Building an Agent Memory Layer
A practical guide to the difference between stateless model calls and a usable memory substrate for autonomous work.
If an autonomous company has no durable memory, it is condemned to permanent amnesia.
That matters because companies are not one-shot tasks. They accumulate context, history, decisions, preferences, procedures, and unresolved threads. A useful memory layer therefore needs more than chat transcript retention. It needs structure, retrieval mechanisms, update patterns, and clear governance over what gets remembered and what gets forgotten.
Minimum useful properties
A practical memory layer should support:
- Durable notes and canonical knowledge. The system needs a place for settled facts: company policies, product specs, standard operating procedures, approved vendor lists. These should be versioned and editable by authorized agents or humans.
- Retrieval by semantic relevance. When an agent handles a customer request, it should be able to pull related context without knowing the exact key. Embedding-based retrieval over a vector store is the baseline expectation here.
- Separation between raw logs and curated memory. Not everything that happens deserves to be remembered. Raw execution logs, model call transcripts, and intermediate reasoning should live in a separate tier from curated, high-signal memory entries. Mixing the two floods retrieval with noise.
- Update patterns for new decisions and lessons. Memory is not append-only. When the company changes a policy or learns that an earlier approach was wrong, the memory layer needs to reflect that. This means supporting explicit corrections, superseding entries, and periodic review cycles.
- Clear boundaries around sensitive information. Customer data, financial records, and access credentials should be isolated with strict access controls. An agent handling marketing copy should not be able to retrieve payment details during a semantic search.
Without this, the system restarts every day as a gifted intern with a head injury.

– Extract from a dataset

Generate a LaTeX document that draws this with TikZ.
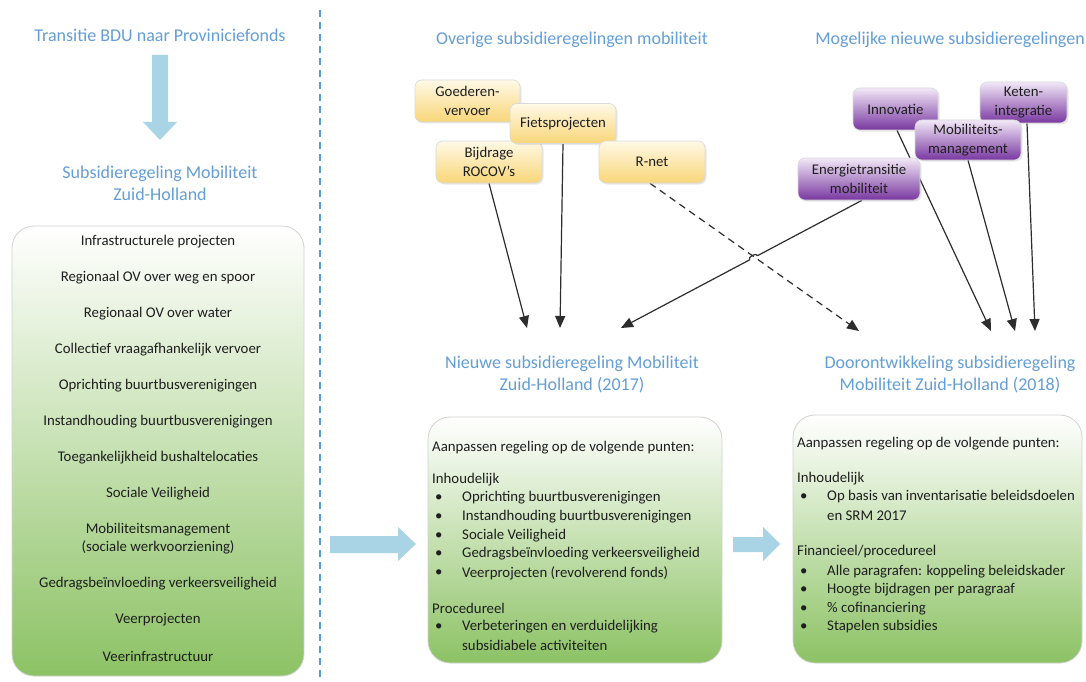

Practical architecture patterns
Most teams that get memory right converge on a layered approach:
- Working memory lives in the context window. It holds the current task, recent messages, and immediately relevant facts. This is ephemeral by nature and disappears when the session ends.

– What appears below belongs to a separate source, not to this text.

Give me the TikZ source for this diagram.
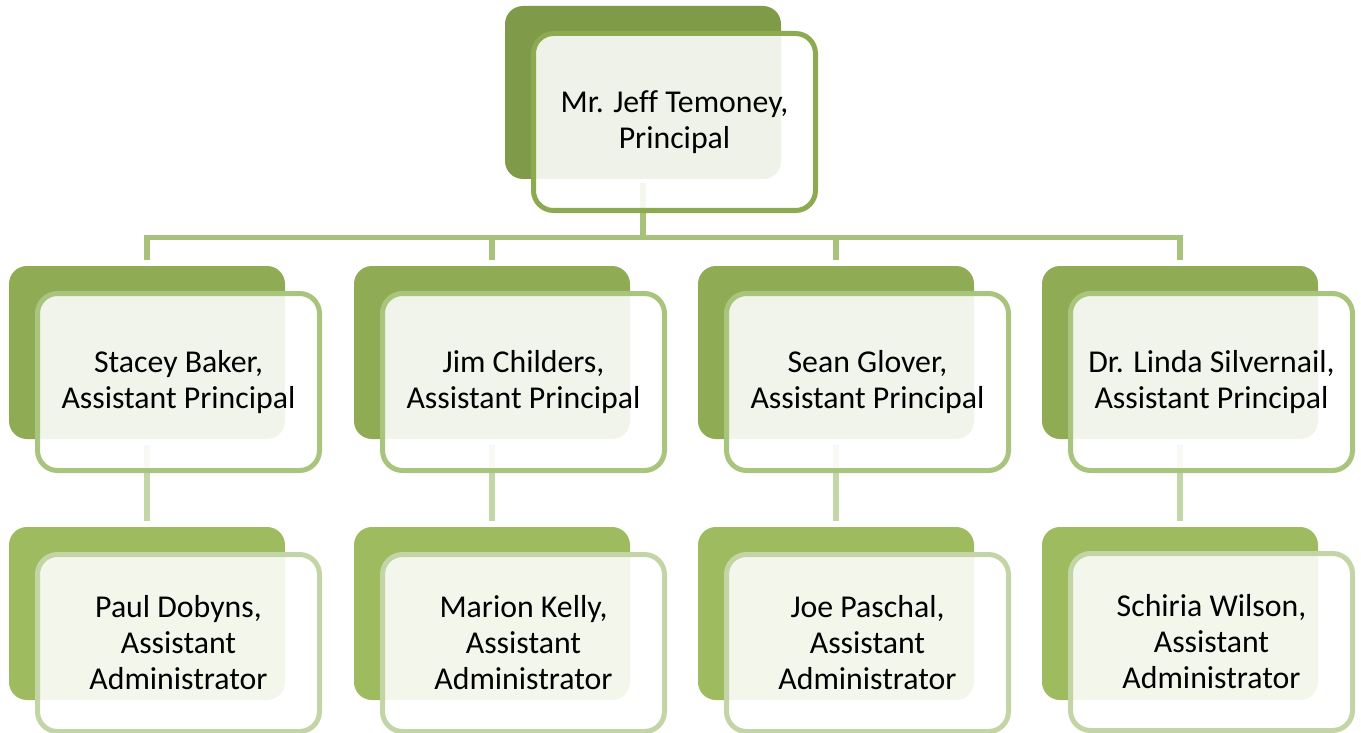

- Short-term memory persists across sessions but has a limited retention window. Think of it as a scratchpad: recent decisions, active threads, pending follow-ups. A simple key-value store or lightweight database works here.
- Long-term memory is the durable substrate. It holds canonical knowledge, learned procedures, historical decisions, and curated lessons. This is where vector stores, structured databases, and knowledge graphs earn their place.
The boundaries between these layers matter more than the specific technology choices. The critical design question is always: what moves from working memory to short-term, and what graduates from short-term to long-term? Without deliberate promotion and pruning logic, long-term memory either starves (nothing gets saved) or drowns (everything gets saved and retrieval quality collapses).
Common failure modes
- Over-reliance on context stuffing. Teams dump entire transcripts into the prompt and call it memory. This works until the context window fills up, at which point the system silently drops information with no warning.
- No decay or pruning. Memory stores grow indefinitely without any mechanism to archive, summarize, or discard stale entries. Retrieval quality degrades as the store grows.
- Missing write discipline. Agents write to memory too eagerly or not at all. The fix is explicit memory-write actions with structured schemas, not implicit logging of everything.
- Ignoring access control. A flat memory store where every agent can read and write everything creates both security risks and retrieval noise.
Getting started
For teams building their first memory layer, the pragmatic path is:
- Start with a simple vector store (Pinecone, Weaviate, pgvector) for semantic retrieval over a curated knowledge base.
- Add a structured store (Postgres, SQLite) for factual records: decisions, preferences, procedures.
- Build explicit write actions that agents invoke when they learn something worth remembering.
- Implement a review loop, automated or human, that periodically prunes, corrects, and consolidates memory entries.
- Instrument retrieval quality so you can measure whether the memory layer is actually helping agents make better decisions.
The goal is not perfect recall. It is useful, governed, retrievable context that makes the autonomous company smarter over time rather than stuck in an endless first day.